Dass sich dieser finanzielle Aufwand auszahlen würde, liegt eigentlich auf der Hand. Die Kosten für Hygienefachpersonal und Umsetzung der Hygienemaßnahmen wären zwar hoch, doch würde man die Kosten doppelt und dreifach wieder reinholen, wenn man die Rate der Komplikationen infolge nosokomialer Infektionen senken würde. Von der Letalität mal ganz zu schweigen. Die Niederländer rechnen es uns vor: Die Kosten für ein MRSA Screening, um eventuelle Keimträger zu erfassen, betragen etwa 3-15 Euro pro Patient. Falls der Nachweis positiv ist, kommen noch einmal Folgekosten für Kontrollabstriche hinzu. Nosokomiale Infektionen mit MRSA würden allerdings mit durchschnittlich 17.000 Euro pro Patient zu Buche schlagen. Hält man sich vor Augen, dass 25% der MRSA-Kolonisationen Ursache für eine Neuinfektion sind, dann kostet alleine der Befall schon etwa 4.000 Euro. Dass sich diese Kosten in den Niederlanden amortisieren, belegen zahlreiche Studien. Ihre „search and destroy“-Politik scheint sich bewährt zu haben.
Dass es aber auch hierzulande besser funktionieren kann, demonstrieren unter anderem viele norddeutsche Kliniken. Das Universitätsklinikum Münster nimmt hierbei eine vorbildliche Rolle ein. Seit einigen Jahren nehmen mehrere Dutzend Krankenhäuser im Münsterland am grenzübergreifenden „MRSA-net Projekt“ teil, dessen Ziel es ist, die Anzahl der Neuinfektionen auf niederländisches Niveau zu bringen. Damit soll gleichzeitig auch das „Einschleppen“ von MRSA-Fällen in die Niederlande verhindert werden.

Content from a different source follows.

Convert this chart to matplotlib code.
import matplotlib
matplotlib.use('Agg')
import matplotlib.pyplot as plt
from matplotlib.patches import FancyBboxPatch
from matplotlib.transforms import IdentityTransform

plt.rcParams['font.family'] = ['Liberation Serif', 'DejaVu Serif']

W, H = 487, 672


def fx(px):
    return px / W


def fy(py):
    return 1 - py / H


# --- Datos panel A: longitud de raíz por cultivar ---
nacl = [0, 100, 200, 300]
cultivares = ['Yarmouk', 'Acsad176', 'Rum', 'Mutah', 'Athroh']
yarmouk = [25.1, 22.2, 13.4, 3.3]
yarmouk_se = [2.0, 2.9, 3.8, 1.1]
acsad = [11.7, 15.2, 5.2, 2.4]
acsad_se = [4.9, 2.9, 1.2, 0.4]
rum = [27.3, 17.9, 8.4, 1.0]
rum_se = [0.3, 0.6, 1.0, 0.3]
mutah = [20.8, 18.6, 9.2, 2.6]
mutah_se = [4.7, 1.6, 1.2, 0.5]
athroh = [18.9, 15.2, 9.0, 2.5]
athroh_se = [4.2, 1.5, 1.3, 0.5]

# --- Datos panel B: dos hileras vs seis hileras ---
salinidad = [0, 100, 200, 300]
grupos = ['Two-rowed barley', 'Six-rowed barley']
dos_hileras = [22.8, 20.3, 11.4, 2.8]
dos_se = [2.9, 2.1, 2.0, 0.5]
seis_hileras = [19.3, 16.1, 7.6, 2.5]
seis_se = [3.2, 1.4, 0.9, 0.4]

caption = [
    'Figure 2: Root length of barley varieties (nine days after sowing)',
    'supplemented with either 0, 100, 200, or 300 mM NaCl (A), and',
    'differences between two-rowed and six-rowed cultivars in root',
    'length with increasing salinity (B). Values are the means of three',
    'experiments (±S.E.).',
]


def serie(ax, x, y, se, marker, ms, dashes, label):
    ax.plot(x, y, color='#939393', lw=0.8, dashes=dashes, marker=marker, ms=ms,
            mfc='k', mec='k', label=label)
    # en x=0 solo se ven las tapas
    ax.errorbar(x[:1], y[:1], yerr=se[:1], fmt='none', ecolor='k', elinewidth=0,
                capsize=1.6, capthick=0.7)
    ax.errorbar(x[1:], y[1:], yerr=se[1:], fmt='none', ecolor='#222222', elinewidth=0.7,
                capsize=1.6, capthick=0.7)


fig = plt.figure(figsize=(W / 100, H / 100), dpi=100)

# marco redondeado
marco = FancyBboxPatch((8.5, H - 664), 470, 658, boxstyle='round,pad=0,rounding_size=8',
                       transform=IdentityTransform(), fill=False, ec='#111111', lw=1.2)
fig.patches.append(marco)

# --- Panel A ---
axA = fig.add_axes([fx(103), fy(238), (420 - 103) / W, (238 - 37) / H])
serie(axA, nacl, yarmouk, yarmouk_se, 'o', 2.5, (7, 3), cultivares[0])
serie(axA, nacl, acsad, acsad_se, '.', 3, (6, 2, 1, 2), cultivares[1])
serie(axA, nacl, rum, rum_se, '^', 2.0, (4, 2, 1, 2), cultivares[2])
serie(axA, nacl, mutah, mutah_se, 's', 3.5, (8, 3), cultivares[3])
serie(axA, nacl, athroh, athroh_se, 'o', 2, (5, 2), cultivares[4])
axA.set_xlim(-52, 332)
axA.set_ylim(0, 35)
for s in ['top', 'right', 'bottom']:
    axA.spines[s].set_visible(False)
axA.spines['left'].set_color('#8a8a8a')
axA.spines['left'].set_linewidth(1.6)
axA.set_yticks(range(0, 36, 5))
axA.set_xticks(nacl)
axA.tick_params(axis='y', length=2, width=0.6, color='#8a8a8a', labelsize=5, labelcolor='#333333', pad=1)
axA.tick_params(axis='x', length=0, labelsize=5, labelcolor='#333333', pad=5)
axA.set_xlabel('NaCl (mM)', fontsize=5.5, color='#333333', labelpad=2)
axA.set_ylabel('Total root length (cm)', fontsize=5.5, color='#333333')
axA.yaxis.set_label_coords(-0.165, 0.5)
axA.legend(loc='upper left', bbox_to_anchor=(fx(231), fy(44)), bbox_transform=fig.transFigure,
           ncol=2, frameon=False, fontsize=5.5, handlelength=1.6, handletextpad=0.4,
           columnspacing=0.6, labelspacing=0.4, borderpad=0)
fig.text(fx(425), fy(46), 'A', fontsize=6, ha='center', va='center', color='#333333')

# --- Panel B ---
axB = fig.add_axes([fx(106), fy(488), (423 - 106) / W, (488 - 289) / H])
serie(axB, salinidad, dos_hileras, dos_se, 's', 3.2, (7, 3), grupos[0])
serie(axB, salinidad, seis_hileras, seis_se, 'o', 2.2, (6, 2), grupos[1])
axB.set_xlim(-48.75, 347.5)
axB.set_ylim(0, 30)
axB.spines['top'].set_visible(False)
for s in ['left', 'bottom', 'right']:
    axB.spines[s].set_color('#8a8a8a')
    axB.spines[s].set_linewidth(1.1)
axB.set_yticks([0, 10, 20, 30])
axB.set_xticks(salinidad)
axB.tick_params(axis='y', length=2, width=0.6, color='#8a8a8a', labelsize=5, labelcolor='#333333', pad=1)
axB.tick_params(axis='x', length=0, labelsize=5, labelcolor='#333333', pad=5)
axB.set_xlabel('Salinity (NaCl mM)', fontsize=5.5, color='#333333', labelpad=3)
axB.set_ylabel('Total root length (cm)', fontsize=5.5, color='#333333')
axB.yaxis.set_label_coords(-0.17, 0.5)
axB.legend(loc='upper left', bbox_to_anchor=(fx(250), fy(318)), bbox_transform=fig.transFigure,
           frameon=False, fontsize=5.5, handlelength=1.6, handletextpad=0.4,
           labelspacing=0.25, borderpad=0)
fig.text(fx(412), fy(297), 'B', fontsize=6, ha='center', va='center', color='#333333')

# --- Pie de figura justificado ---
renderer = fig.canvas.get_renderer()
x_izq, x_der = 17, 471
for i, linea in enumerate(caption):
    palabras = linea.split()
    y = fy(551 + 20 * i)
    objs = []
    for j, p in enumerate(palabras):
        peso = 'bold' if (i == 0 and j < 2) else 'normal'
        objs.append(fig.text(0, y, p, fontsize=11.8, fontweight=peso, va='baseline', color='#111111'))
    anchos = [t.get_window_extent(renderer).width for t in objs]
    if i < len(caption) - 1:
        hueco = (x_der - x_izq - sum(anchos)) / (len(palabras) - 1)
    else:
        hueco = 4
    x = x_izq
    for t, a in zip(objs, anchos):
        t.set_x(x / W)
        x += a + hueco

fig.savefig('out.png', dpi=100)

Zahl der Neudiagnosen steigt an
Ein wichtiges Ziel: Das konsequente MRSA-Screening bei neu aufgenommenen Patienten. „Momentan steigen aufgrund des verbesserten Screenings die Zahlen der Neudiagnosen von MRSA-Trägern an. Seit einiger Zeit werden auch die Kosten der von den Hausärzten verschriebenen Nasensalben zur Eradikation von den Kassen übernommen - zumindest im Westfalen-Lippe“, so Dr. med. Robin Köck vom Institut für Hygiene der Uniklinik Münster. „Bis die Anzahl der MRSA-Infektionen allerdings zurückgeht, werden noch einige Jahre vergehen. Dass sich das Warten aber lohnt, hat auch das Beispiel Dänemark gezeigt. Früher herrschten in Dänemark noch ‚deutsche Verhältnisse‘, nach der Einführung von Screening und anderen Hygienemaßnahmen aber muss sich das Land nicht mehr hinter den Niederlanden verstecken", berichtet Dr. Köck weiter.
Die Hygienerichtlinien, was den Umgang mit MRSA-Patienten betrifft, unterscheiden sich zwischen Deutschland und den Niederlanden nicht wesentlich. Nur an der Umsetzung scheitert es an vielen Häusern noch oft. Einige Kollegen scheinen die Desinfektionsmittelspender vor den Patientenzimmern mehr als dekoratives Accessoire denn als Notwendigkeit zu betrachten. Um der MRSA-Plage Herr zu werden, baut man in manchen Kliniken schon kupferne Türklinken ein. Deren bakterizide Eigenschaften sollen die Keimbelastung senken. Warum auch einfach, wenn es schwer geht.